In 1962, half the cars sold in America were made by GM. Now its market share is roughly 25 percent. In 1999 the Big Three — GM, Ford, Chrysler — had 71 percent market share. Their share is now 58 percent and falling. Twenty-three percent of those working for auto companies in North America now work for companies other than the Big Three, up from 14.6 percent just five years ago.

The Big Three have cut 130,394 North American hourly and salaried workers since 2000, while the “transplants” — foreign automakers with American assembly plants — have added 27,183. In the first quarter of 2005 the Big Three operated 64 assembly plants, down from 70 in five years, during which the transplants’ factories have increased from 19 to 23, with more coming.

GM says its health care burdens, negotiated with the United Auto Workers, put it at a $5 billion disadvantage against Toyota in the United States because Japan’s government, not Japanese employers, provides almost all health care in Japan. This reasoning could produce a push by much of corporate America for the federal government to assume more health care costs. This would be done in the name of “leveling the playing field” to produce competitive “fairness.”

But remember: Employer-provided health insurance is employee compensation. It became important during the Second World War when there were wage controls and a shortage of workers. Because wages could not be bid up, companies competed for workers by offering the untaxed benefit of health care. If GM’s $5.6 billion were given not as untaxed workers’ compensation in the form of health care, but as taxable cash compensation of equal after-tax value, it would cost GM substantially more than $5.6 billion. Which means that soon — GM’s UAW contract is up in 2007 — GM’s workers may have to give back a value of at least $1,500 a year.

However, GM will have to recognize that health care costs are not a comprehensive alibi for its woes. Its array of brands is too large and anachronistic: Will American buyers ever again regard Chevrolet, Pontiac, Buick and Cadillac as ascending rungs on a status ladder?

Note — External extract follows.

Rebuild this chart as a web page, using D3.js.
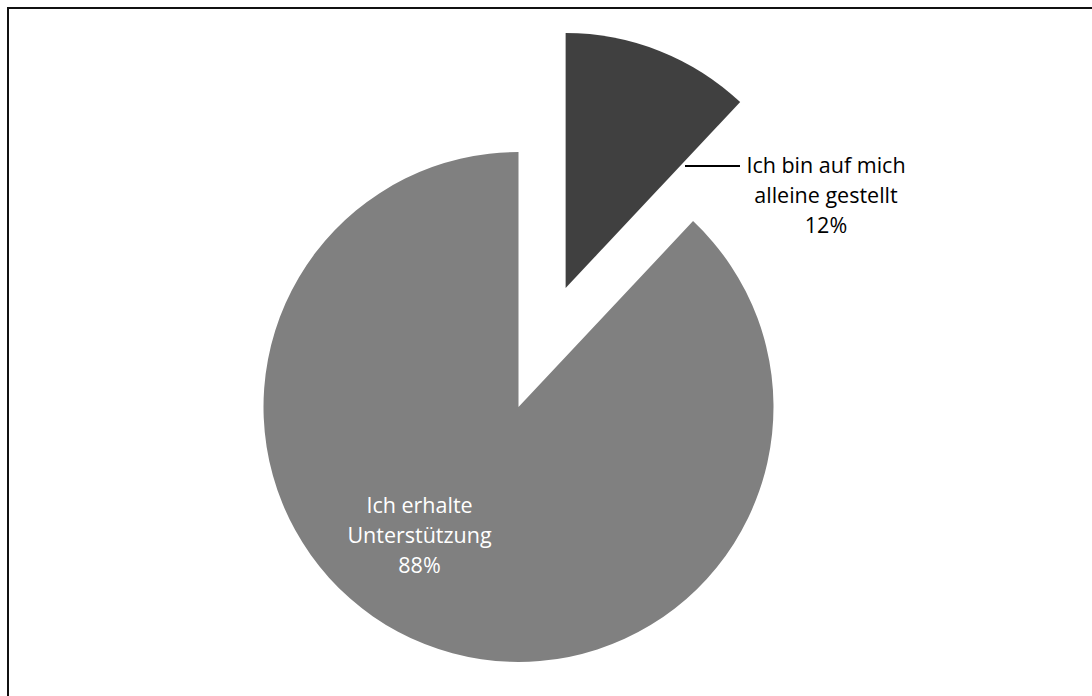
<!DOCTYPE html>
<html>
<head>
<meta charset="utf-8">
<script src="https://cdn.jsdelivr.net/npm/d3@7"></script>
<style>
  html, body { margin: 0; padding: 0; background: #fff; }
  svg { display: block; }
</style>
</head>
<body>
<svg id="chart" width="1092" height="696"></svg>
<script>
// Survey answers: share of respondents per answer
const categories = ["Ich bin auf mich alleine gestellt", "Ich erhalte Unterstützung"];
const labelLines = [["Ich bin auf mich", "alleine gestellt"], ["Ich erhalte", "Unterstützung"]];
const values = [12, 88];
const colors = ["#404040", "#808080"];
const textColors = ["#000000", "#ffffff"];

const width = 1092, height = 696;
const cx = 518.5, cy = 407, radius = 255;
const explode = 128;           // offset of the pulled-out slice
const font = "'Open Sans', 'Noto Sans', sans-serif";
const fontSize = 21.5;

const svg = d3.select("#chart");

// frame (runs past the right and bottom edge)
svg.append("rect")
  .attr("x", 8).attr("y", 8)
  .attr("width", 1200).attr("height", 800)
  .attr("fill", "none").attr("stroke", "#111").attr("stroke-width", 2);

const data = categories.map((c, i) => ({ name: c, value: values[i], i }));
const pie = d3.pie().value(d => d.value).sort(null);
const arcs = pie(data);
const arc = d3.arc().innerRadius(0).outerRadius(radius);

const g = svg.append("g").attr("transform", `translate(${cx},${cy})`);

function offsetOf(d) {
  if (d.index !== 0) return [0, 0];
  const mid = (d.startAngle + d.endAngle) / 2;
  return [Math.sin(mid) * explode, -Math.cos(mid) * explode];
}

g.selectAll("path.slice")
  .data(arcs)
  .join("path")
  .attr("class", "slice")
  .attr("d", arc)
  .attr("fill", (d, i) => colors[i])
  .attr("transform", d => `translate(${offsetOf(d)})`);

const pct = d3.format(".0%");
const lineH = 30;

// Small slice: label outside to the right with a leader line
{
  const d = arcs[0];
  const y0 = -241;
  g.append("line")
    .attr("x1", 166.5).attr("y1", y0)
    .attr("x2", 221.5).attr("y2", y0)
    .attr("stroke", "#000").attr("stroke-width", 2);
  const t = g.append("text")
    .attr("font-family", font).attr("font-size", fontSize)
    .attr("fill", textColors[0]).attr("text-anchor", "middle");
  const lines = labelLines[0].concat([pct(d.data.value / 100)]);
  lines.forEach((s, k) => {
    t.append("tspan").attr("x", 307.5).attr("y", y0 + 7 + k * lineH).text(s);
  });
}

// Large slice: label inside
{
  const d = arcs[1];
  const t = g.append("text")
    .attr("font-family", font).attr("font-size", fontSize)
    .attr("fill", textColors[1]).attr("text-anchor", "middle");
  const lines = labelLines[1].concat([pct(d.data.value / 100)]);
  lines.forEach((s, k) => {
    t.append("tspan").attr("x", -99).attr("y", 106 + k * lineH).text(s);
  });
}
</script>
</body>
</html>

GM can still develop splendid cars: today’s Cadillacs may be the best American cars ever built. But every dollar GM spends on health care cannot be spent on developing cars — hybrids, for example — more enticing to buyers than some new offerings like the Pontiac G6 and Buick LaCrosse.

Health care for retirees and their families — there are 2.6 of them for every active worker — is 69 percent of GM’s health costs. GM says it has $19.8 billion in cash and normal mortality rates will reduce the ratio of retirees to active workers. Meanwhile, Rick Wagoner, GM’s CEO, can only muse, “It’s strange. When I joined GM 28 years ago, I did it because I love cars and trucks. I had no idea I’d wind up working as a health-care administrator.”

Full, and pointless, disclosure: Mrs. Will is a consultant to the Japan Automobile Manufacturers Assn. She drives a Cadillac.